I caught a fish yesterday and the little guy was pretty beat up. His lower jaw was broken right in the middle. Upper lip was torn almost completely on the right side and the plate at the corner of his mouth was damaged too. He was about 12"-13" so not very mature. I would assume the damage was from poor handling by a fisherman and his injuries seem pretty extensive so I don't expect him to heal or survive very long. Especially considering he ate a white wooly bugger coming through the pads and then ate it again at my feet when I released him. It made me think do they heal from the holes in their lips and things like that? I try to be gentle and release them as quickly as possible. I felt really bad for this poor fella.


----------



## ostbucks98

Sad story but must have been doing well enough to still be feeding.


----------



## NCbassattack

He'll probably be ok, I've seen them beat up like that too, and appeared healthy otherwise.
That being said, it's one reason I don't throw crank baits unless conditions dictate that's all they'll hit.


----------



## Mr. A

I was just at the Cincy BPS and the whole take of fish seemed to be a retirement home for the sick, lame, lazy, and crazy! I've never seen such badly scarred and deformed fish like that.

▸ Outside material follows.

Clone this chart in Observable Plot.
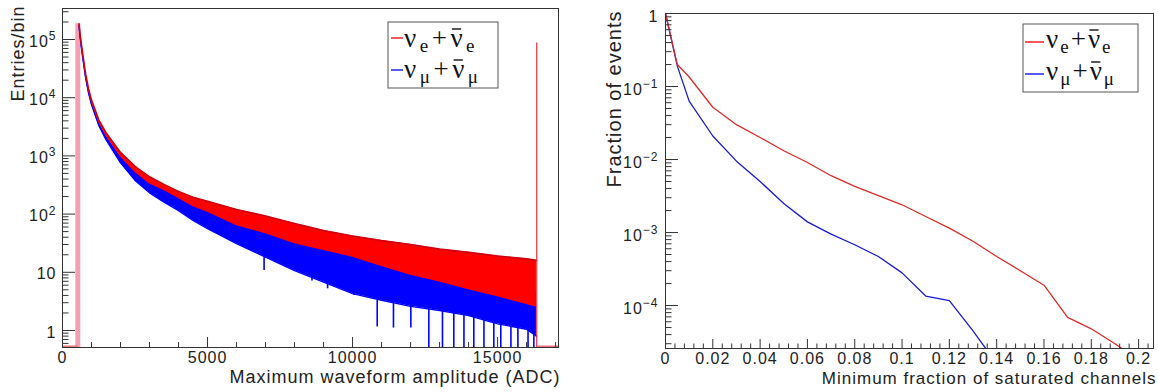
<!DOCTYPE html>
<html><head><meta charset="utf-8">
<script src="https://cdn.jsdelivr.net/npm/d3@7"></script>
<script src="https://cdn.jsdelivr.net/npm/@observablehq/plot@0.6"></script>
<style>
html,body{margin:0;padding:0;background:#fff;}
#wrap{display:flex;width:1158px;height:392px;overflow:hidden;}
svg{display:block;}
</style></head><body><div id="wrap"></div>
<script>
// ================= LEFT PANEL DATA (Entries/bin vs max amplitude, ADC) =================
const ampX       = [570, 600, 650, 700, 800, 900, 1000, 1250, 1500, 2000, 2500, 3000, 3500, 4000, 4500, 5000, 6000, 7000, 8000, 9000, 10000, 11000, 12000, 13000, 14000, 15000, 16000, 16340];
const nueTop     = [186000, 132000, 83000, 55000, 25100, 14100, 9100, 4170, 2510, 1150, 661, 437, 324, 245, 195, 166, 120, 93, 69, 52, 42, 35, 30, 25, 22, 19, 17, 16];
const nueBottom  = [178000, 124000, 77000, 51000, 23200, 13000, 8300, 3750, 2200, 960, 520, 330, 255, 185, 134, 108, 63, 46, 31, 23.7, 18.2, 12.6, 8.9, 6.8, 5.0, 3.8, 2.8, 2.5];
const numuTop    = [180000, 126000, 78000, 52000, 23600, 13200, 8500, 3850, 2250, 1000, 545, 350, 275, 204, 151, 126, 76, 56, 40, 30, 23, 16.6, 12.6, 10, 7.9, 6.3, 5.0, 4.5];
const numuBottom = [172000, 118000, 73000, 48000, 21500, 11900, 7600, 3350, 1900, 760, 380, 232, 160, 115, 78, 56, 31, 18.2, 10.7, 6.8, 4.3, 3.3, 2.6, 2.2, 1.8, 1.3, 1.05, 0.8];
// downward fluctuations of the numu histogram
const dipX    = [6950, 8600, 9140, 9700, 10050, 10850, 11410, 12010, 12630, 13100, 13490, 13840, 14180, 14530, 14870, 15110, 15460, 15700, 16050, 16250];
const dipLow  = [10.7, 7.1, 5.2, 5.6, 4.0, 1.15, 1.1, 1.1, 0.5, 0.5, 0.5, 0.5, 0.5, 0.5, 0.5, 0.5, 0.5, 0.5, 0.5, 0.5];
const dipHigh = [18, 14, 10, 7.5, 6.5, 4.5, 3.5, 3.0, 2.7, 2.4, 2.2, 2.0, 1.9, 1.7, 1.5, 1.4, 1.3, 1.2, 1.1, 1.0];
// first (threshold) bin and saturation bin of nue histogram
const firstBinX = 528, firstBinCount = 186000;
const satBinX = 16350, satBinCount = 87000;
// empty-bin ranges drawn at the floor
const emptyFrom = [0, 16390];
const emptyTo   = [540, 17100];
// axes
const ampDomain = [0, 17100];
const entriesDomain = [0.51, 341000];
const ampTicks = [0, 5000, 10000, 15000];
const ampTickLabels = ["0", "5000", "10000", "15000"];
const ampMinorTicks = [1000, 2000, 3000, 4000, 6000, 7000, 8000, 9000, 11000, 12000, 13000, 14000, 16000, 17000];
const entriesTicks = [1, 10, 100, 1000, 10000, 100000];
const entriesTickLabels = ["1", "10", "10^2", "10^3", "10^4", "10^5"];

// ================= RIGHT PANEL DATA (fraction of events) =================
const satFracX = [0, 0.005, 0.01, 0.02, 0.03, 0.04, 0.05, 0.06, 0.07, 0.08, 0.09, 0.10, 0.11, 0.12, 0.13, 0.14, 0.15, 0.16, 0.17, 0.18, 0.19, 0.20];
const fracNue  = [1, 0.2, 0.135, 0.052, 0.030, 0.020, 0.0132, 0.0091, 0.0060, 0.0043, 0.0032, 0.0024, 0.00166, 0.00115, 0.00076, 0.00047, 0.00030, 0.00019, 0.000069, 0.000048, 0.000030, 0.000018];
const fracNumu = [1, 0.19, 0.063, 0.021, 0.0095, 0.0050, 0.0025, 0.0014, 0.00095, 0.00068, 0.00047, 0.00028, 0.000135, 0.000117, 0.000045, 0.000016];
const satDomain = [0, 0.2063];
const fracDomain = [2.58e-5, 1];
const satTicks = [0, 0.02, 0.04, 0.06, 0.08, 0.1, 0.12, 0.14, 0.16, 0.18, 0.2];
const satTickLabels = ["0", "0.02", "0.04", "0.06", "0.08", "0.1", "0.12", "0.14", "0.16", "0.18", "0.2"];
const fracTicks = [1, 0.1, 0.01, 0.001, 0.0001];
const fracTickLabels = ["1", "10^-1", "10^-2", "10^-3", "10^-4"];

// legend
const legendFlavors = ["e", "\u03bc"];
const legendColors = ["red", "blue"];

// ================= helpers =================
const H = 392;
const sans = "'Liberation Sans', Arial, Helvetica, sans-serif";
const serif = "'Liberation Serif', 'Times New Roman', serif";
const idx = a => a.map((_, i) => i);
function logMinor(lo, hi) {
  const out = [];
  for (let e = Math.floor(Math.log10(lo)); e <= Math.ceil(Math.log10(hi)); e++)
    for (let k = 2; k <= 9; k++) { const v = k * Math.pow(10, e); if (v >= lo && v <= hi) out.push(v); }
  return out;
}
function superscripts(svg) {
  d3.select(svg).selectAll("text").each(function () {
    const m = /^10\^(.+)$/.exec(this.textContent);
    if (!m) return;
    const target = this.querySelector("tspan") || this;
    target.textContent = "10";
    d3.select(this).append("tspan").attr("dy", "-0.55em").attr("font-size", "12px").text(m[1].replace("-", "\u2212"));
  });
}
// legend: each symbol piece is its own text element, placed one after the other
function legend(svg, box, rows, gap) {
  const g = d3.select(svg).append("g").attr("text-anchor", "start").style("letter-spacing", "0px");
  g.append("rect").attr("x", box.x).attr("y", box.y).attr("width", box.w).attr("height", box.h)
    .attr("fill", "white").attr("stroke", "#555").attr("stroke-width", 1);
  rows.forEach((r, i) => {
    g.append("line").attr("x1", r.lx1).attr("x2", r.lx2).attr("y1", r.ly).attr("y2", r.ly)
      .attr("stroke", legendColors[i]).attr("stroke-width", 1.3);
    const pieces = [
      {s: "\u03bd", fs: 27, dy: 0},
      {s: legendFlavors[i], fs: 19, dy: 5},
      {s: "+", fs: 27, dy: 0},
      {s: "\u03bd", fs: 27, dy: 0, bar: true},
      {s: legendFlavors[i], fs: 19, dy: 5}
    ];
    let x = r.tx;
    pieces.forEach(p => {
      const t = g.append("text").attr("x", x).attr("y", r.ty + p.dy)
        .attr("font-family", serif).attr("font-size", p.fs).attr("fill", "#111").text(p.s);
      const w = t.node().getComputedTextLength();
      if (p.bar) g.append("line").attr("x1", x + 1.5).attr("x2", x + w - 1.5)
        .attr("y1", r.ty - 18).attr("y2", r.ty - 18).attr("stroke", "#111").attr("stroke-width", 1.4);
      x += w + gap;
    });
  });
}

// ================= LEFT PLOT =================
const LW = 590, LM = {top: 8, right: 32, bottom: 45, left: 62};
const LiW = LW - LM.left - LM.right, LiH = H - LM.top - LM.bottom;
const left = Plot.plot({
  width: LW, height: H,
  marginTop: LM.top, marginRight: LM.right, marginBottom: LM.bottom, marginLeft: LM.left,
  style: {fontFamily: sans, fontSize: "16px", background: "white", color: "#222", letterSpacing: "1px"},
  x: {domain: ampDomain, axis: null},
  y: {type: "log", domain: entriesDomain, axis: null},
  marks: [
    Plot.ruleX([0], {x: () => firstBinX, y1: () => entriesDomain[0], y2: () => firstBinCount, stroke: "#f3a0b2", strokeWidth: 5}),
    Plot.ruleY(idx(emptyFrom), {x1: i => emptyFrom[i], x2: i => emptyTo[i], y: () => entriesDomain[0], stroke: "#f07080", strokeWidth: 2, dy: -1}),
    Plot.areaY(idx(ampX), {x: i => ampX[i], y1: i => numuBottom[i], y2: i => numuTop[i], fill: "blue", clip: true}),
    Plot.line(idx(ampX), {x: i => ampX[i], y: i => numuBottom[i], stroke: "blue", strokeWidth: 1.4, clip: true}),
    Plot.ruleX(idx(dipX), {x: i => dipX[i], y1: i => dipLow[i], y2: i => dipHigh[i], stroke: "blue", strokeWidth: 1.6, clip: true}),
    Plot.areaY(idx(ampX), {x: i => ampX[i], y1: i => nueBottom[i], y2: i => nueTop[i], fill: "red", clip: true}),
    Plot.line(idx(ampX), {x: i => ampX[i], y: i => nueTop[i], stroke: "#d00010", strokeWidth: 1.6, clip: true}),
    Plot.ruleX([0], {x: () => satBinX, y1: () => entriesDomain[0], y2: () => satBinCount, stroke: "#e0303f", strokeWidth: 1.2}),
    Plot.frame({stroke: "#333"}),
    Plot.tickY(entriesTicks, {y: d => d, insetRight: LiW - 13, stroke: "#333"}),
    Plot.tickY(logMinor(entriesDomain[0], entriesDomain[1]), {y: d => d, insetRight: LiW - 6.5, stroke: "#333"}),
    Plot.tickX(ampTicks, {x: d => d, insetTop: LiH - 10, stroke: "#333"}),
    Plot.tickX(ampMinorTicks, {x: d => d, insetTop: LiH - 5, stroke: "#333"}),
    Plot.text(idx(ampTicks), {x: i => ampTicks[i], text: i => ampTickLabels[i], frameAnchor: "bottom", lineAnchor: "top", dy: 4, fill: "#222"}),
    Plot.text(idx(entriesTicks), {y: i => entriesTicks[i], text: i => entriesTickLabels[i], frameAnchor: "left", textAnchor: "end", dx: -6, dy: 2, fill: "#222"}),
    Plot.text(["Maximum waveform amplitude (ADC)"], {frameAnchor: "bottom-right", textAnchor: "end", lineAnchor: "top", dx: 2, dy: 23, fontSize: 18, fill: "#222"}),
    Plot.text(["Entries/bin"], {frameAnchor: "top-left", rotate: -90, textAnchor: "end", lineAnchor: "middle", dx: -44, dy: -3, fontSize: 18, fill: "#222"})
  ]
});
superscripts(left);

// ================= RIGHT PLOT =================
const RW = 568, RM = {top: 13, right: 5, bottom: 44, left: 75};
const RiW = RW - RM.left - RM.right, RiH = H - RM.top - RM.bottom;
const right = Plot.plot({
  width: RW, height: H,
  marginTop: RM.top, marginRight: RM.right, marginBottom: RM.bottom, marginLeft: RM.left,
  style: {fontFamily: sans, fontSize: "16px", background: "white", color: "#222", letterSpacing: "1px"},
  x: {domain: satDomain, axis: null},
  y: {type: "log", domain: fracDomain, axis: null},
  marks: [
    Plot.line(idx(fracNumu), {x: i => satFracX[i], y: i => fracNumu[i], stroke: "#1a1ad0", strokeWidth: 1.3, clip: true}),
    Plot.line(idx(fracNue), {x: i => satFracX[i], y: i => fracNue[i], stroke: "#dd2a2a", strokeWidth: 1.3, clip: true}),
    Plot.frame({stroke: "#333"}),
    Plot.tickY(fracTicks, {y: d => d, insetRight: RiW - 13, stroke: "#333"}),
    Plot.tickY(logMinor(fracDomain[0], fracDomain[1]), {y: d => d, insetRight: RiW - 6.5, stroke: "#333"}),
    Plot.tickX(satTicks, {x: d => d, insetTop: RiH - 9, stroke: "#333"}),
    Plot.tickX(d3.range(0.004, 0.2062, 0.004).filter(v => Math.abs(v / 0.02 - Math.round(v / 0.02)) > 1e-6), {x: d => d, insetTop: RiH - 4.5, stroke: "#333"}),
    Plot.text(idx(satTicks), {x: i => satTicks[i], text: i => satTickLabels[i], frameAnchor: "bottom", lineAnchor: "top", dy: 4, fill: "#222"}),
    Plot.text(idx(fracTicks), {y: i => fracTicks[i], text: i => fracTickLabels[i], frameAnchor: "left", textAnchor: "end", dx: -7, dy: 3, fill: "#222"}),
    Plot.text(["Minimum fraction of saturated channels"], {frameAnchor: "bottom-right", textAnchor: "end", lineAnchor: "top", dx: 3, dy: 23, fontSize: 17, fill: "#222"}),
    Plot.text(["Fraction of events"], {frameAnchor: "top-left", rotate: -90, textAnchor: "end", lineAnchor: "middle", dx: -51, dy: -3, fontSize: 20, fill: "#222"})
  ]
});
superscripts(right);

document.getElementById("wrap").append(left, right);

legend(left, {x: 388, y: 22, w: 110, h: 66}, [
  {lx1: 391, lx2: 403, ly: 38, tx: 404, ty: 47},
  {lx1: 391, lx2: 403, ly: 70, tx: 404, ty: 78}
], 3.5);
legend(right, {x: 433, y: 24, w: 115, h: 68}, [
  {lx1: 435, lx2: 454, ly: 42, tx: 456, ty: 48},
  {lx1: 435, lx2: 454, ly: 74, tx: 456, ty: 80}
], 2);
</script>
</body></html>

I will say there is, what I believe to be, a world record or near world record bass in there. Eyes were bugged out so badly it looks like it's wearing steampunk goggles. But it's size is freakishly huge! I wish there was a way to figure out how big it a tually is. I asked several workers but they had no.clue and did not know who you could contact to ask either.


----------



## guppy824

I caught a LM at Chautaqua with aTexas rig in is mouth. He still hit my crank . Just shows the have the will to survive. Cleaned the worm and weight out , had to leave hook in .


----------



## grant778

The fish will probably survive since if it can eat your fly it can most likely feed. The fish's jaw was probably broken by an angler trying to hold it horizontally with one hand. And yes, they do heal from smaller holes in their lips, like all fish do. Its like if someone gets their ear pierced, if they don't keep an earring in it, the hole will close up. However, the issues with their mouths not healing/healing slowly comes not so much from single hook lures like flies, but more so from barbed trebles, and especially lures with two sets of barbed trebles. Those can be devastating when removed and tear out a large chunk of skin, which can take a long time to heal, if it does, and negatively impact the fish's feeding. But even that is probably easier for a fish to deal with than a broken jaw.


----------



## Aaron2012

I caught a bass this year that had a broken lower jaw also. Right where the break was it was pretty roughed up too.


----------